■ Directions
Copy nothing but the lines below running from the line containing "Rebuild this chart" through the line containing "const fmt = (v) => v.toLocaleString('en-US');", both end lines included.

■ Stored records

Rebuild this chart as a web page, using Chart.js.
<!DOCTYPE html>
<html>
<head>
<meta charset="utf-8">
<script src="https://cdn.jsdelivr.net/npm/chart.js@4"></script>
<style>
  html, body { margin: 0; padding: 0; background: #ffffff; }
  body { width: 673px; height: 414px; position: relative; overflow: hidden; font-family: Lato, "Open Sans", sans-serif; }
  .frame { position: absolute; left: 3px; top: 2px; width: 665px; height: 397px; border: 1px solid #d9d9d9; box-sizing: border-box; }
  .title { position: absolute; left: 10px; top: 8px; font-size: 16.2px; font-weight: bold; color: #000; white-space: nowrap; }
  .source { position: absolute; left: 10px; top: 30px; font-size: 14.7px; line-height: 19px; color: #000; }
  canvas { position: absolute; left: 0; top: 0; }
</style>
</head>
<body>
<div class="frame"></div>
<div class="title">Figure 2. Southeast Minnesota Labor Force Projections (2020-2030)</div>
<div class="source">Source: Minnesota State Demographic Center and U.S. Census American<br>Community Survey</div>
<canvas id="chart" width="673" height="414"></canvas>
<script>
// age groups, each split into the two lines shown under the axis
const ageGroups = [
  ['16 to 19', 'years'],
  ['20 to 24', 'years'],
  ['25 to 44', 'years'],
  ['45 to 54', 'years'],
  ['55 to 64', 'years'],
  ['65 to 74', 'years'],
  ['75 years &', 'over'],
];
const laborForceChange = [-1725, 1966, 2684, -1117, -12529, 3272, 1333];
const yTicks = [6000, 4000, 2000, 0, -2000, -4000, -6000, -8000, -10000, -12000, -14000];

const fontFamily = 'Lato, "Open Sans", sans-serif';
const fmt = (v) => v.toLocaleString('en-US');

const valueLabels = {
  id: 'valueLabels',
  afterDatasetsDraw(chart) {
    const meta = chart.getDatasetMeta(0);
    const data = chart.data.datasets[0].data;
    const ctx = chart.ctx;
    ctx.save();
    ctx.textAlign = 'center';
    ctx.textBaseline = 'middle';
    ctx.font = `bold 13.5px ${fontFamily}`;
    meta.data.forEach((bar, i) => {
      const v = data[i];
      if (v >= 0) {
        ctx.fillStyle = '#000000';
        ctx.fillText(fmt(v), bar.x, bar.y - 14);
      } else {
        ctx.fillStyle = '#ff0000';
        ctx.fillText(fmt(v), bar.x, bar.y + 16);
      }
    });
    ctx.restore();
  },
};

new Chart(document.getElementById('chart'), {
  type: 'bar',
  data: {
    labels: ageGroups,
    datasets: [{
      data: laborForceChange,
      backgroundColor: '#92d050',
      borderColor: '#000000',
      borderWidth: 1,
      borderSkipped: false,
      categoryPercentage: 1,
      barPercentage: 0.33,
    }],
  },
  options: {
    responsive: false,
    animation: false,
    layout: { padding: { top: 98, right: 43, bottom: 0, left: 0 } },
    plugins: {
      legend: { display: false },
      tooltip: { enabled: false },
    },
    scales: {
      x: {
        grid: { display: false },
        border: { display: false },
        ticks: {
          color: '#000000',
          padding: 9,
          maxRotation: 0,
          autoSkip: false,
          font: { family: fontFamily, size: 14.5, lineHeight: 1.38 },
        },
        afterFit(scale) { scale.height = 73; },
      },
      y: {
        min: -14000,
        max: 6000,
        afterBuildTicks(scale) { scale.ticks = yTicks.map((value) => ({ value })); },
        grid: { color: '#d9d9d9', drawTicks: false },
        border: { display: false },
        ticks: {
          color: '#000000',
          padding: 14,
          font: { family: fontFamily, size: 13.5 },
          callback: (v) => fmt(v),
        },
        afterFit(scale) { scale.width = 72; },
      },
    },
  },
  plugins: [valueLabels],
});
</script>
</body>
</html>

* * *

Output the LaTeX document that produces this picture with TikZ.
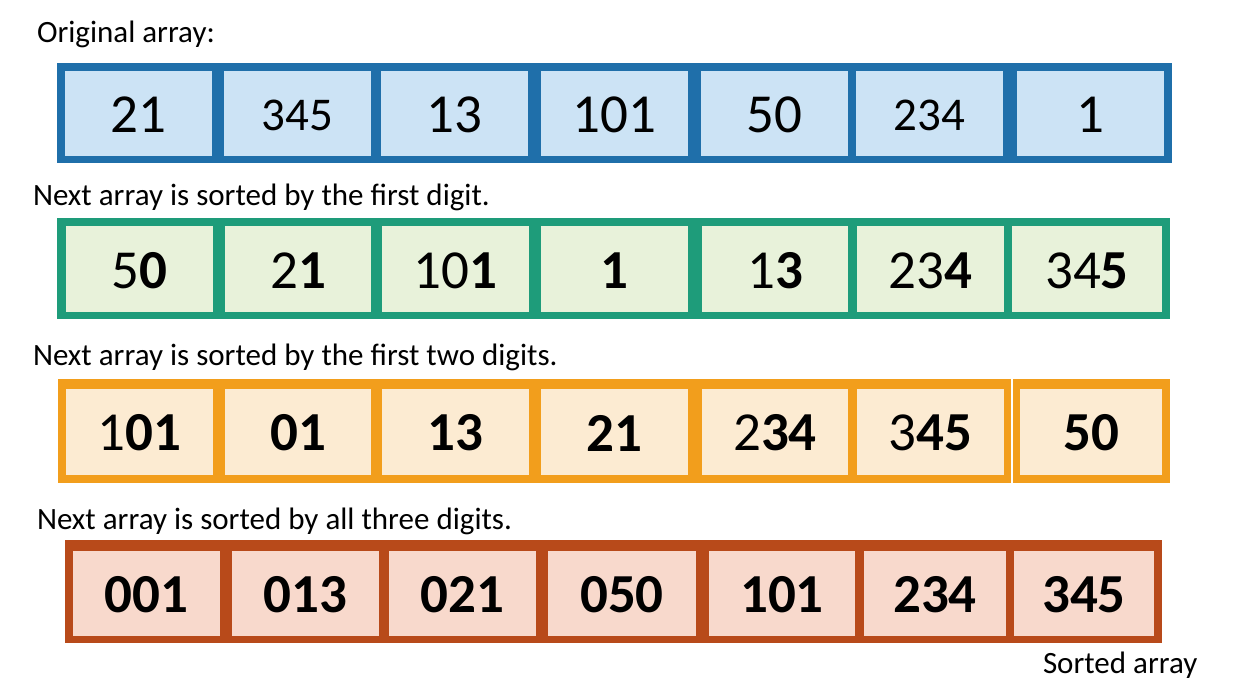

* * *

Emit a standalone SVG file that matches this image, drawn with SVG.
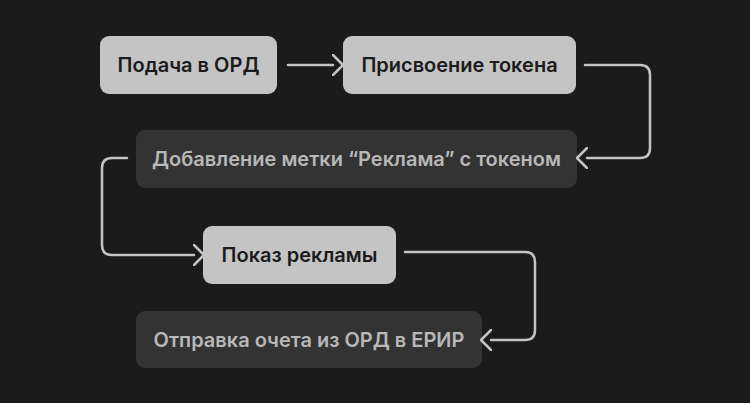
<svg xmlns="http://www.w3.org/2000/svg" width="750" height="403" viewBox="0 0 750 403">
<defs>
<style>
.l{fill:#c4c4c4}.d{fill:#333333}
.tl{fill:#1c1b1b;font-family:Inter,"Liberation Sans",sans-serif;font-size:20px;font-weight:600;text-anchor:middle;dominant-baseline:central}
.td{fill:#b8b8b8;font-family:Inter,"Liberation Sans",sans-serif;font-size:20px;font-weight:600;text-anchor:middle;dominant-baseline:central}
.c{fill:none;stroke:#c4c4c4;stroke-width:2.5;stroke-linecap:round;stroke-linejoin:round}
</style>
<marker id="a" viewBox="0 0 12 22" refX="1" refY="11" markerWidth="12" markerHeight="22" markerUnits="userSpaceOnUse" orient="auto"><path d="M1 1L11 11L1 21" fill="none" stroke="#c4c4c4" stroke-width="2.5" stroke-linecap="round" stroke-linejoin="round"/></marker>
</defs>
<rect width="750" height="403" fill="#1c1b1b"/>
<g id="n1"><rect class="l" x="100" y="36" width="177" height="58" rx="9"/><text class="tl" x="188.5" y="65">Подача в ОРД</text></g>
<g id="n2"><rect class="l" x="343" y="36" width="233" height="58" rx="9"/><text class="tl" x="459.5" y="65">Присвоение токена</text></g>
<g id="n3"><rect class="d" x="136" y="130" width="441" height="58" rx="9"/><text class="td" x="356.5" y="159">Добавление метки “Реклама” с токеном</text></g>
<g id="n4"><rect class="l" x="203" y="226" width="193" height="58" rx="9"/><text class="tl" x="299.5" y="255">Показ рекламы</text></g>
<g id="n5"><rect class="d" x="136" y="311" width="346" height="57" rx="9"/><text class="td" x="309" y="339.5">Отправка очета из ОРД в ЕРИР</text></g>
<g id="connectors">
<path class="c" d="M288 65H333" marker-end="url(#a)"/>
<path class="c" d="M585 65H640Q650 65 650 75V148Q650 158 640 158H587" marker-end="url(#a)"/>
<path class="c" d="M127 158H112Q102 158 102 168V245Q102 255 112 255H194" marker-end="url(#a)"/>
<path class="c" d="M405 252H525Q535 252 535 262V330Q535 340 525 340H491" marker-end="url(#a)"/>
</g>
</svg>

■ Exercise solution
Rebuild this chart as a web page, using Chart.js.
<!DOCTYPE html>
<html>
<head>
<meta charset="utf-8">
<script src="https://cdn.jsdelivr.net/npm/chart.js@4"></script>
<style>
  html, body { margin: 0; padding: 0; background: #ffffff; }
  body { width: 673px; height: 414px; position: relative; overflow: hidden; font-family: Lato, "Open Sans", sans-serif; }
  .frame { position: absolute; left: 3px; top: 2px; width: 665px; height: 397px; border: 1px solid #d9d9d9; box-sizing: border-box; }
  .title { position: absolute; left: 10px; top: 8px; font-size: 16.2px; font-weight: bold; color: #000; white-space: nowrap; }
  .source { position: absolute; left: 10px; top: 30px; font-size: 14.7px; line-height: 19px; color: #000; }
  canvas { position: absolute; left: 0; top: 0; }
</style>
</head>
<body>
<div class="frame"></div>
<div class="title">Figure 2. Southeast Minnesota Labor Force Projections (2020-2030)</div>
<div class="source">Source: Minnesota State Demographic Center and U.S. Census American<br>Community Survey</div>
<canvas id="chart" width="673" height="414"></canvas>
<script>
// age groups, each split into the two lines shown under the axis
const ageGroups = [
  ['16 to 19', 'years'],
  ['20 to 24', 'years'],
  ['25 to 44', 'years'],
  ['45 to 54', 'years'],
  ['55 to 64', 'years'],
  ['65 to 74', 'years'],
  ['75 years &', 'over'],
];
const laborForceChange = [-1725, 1966, 2684, -1117, -12529, 3272, 1333];
const yTicks = [6000, 4000, 2000, 0, -2000, -4000, -6000, -8000, -10000, -12000, -14000];

const fontFamily = 'Lato, "Open Sans", sans-serif';
const fmt = (v) => v.toLocaleString('en-US');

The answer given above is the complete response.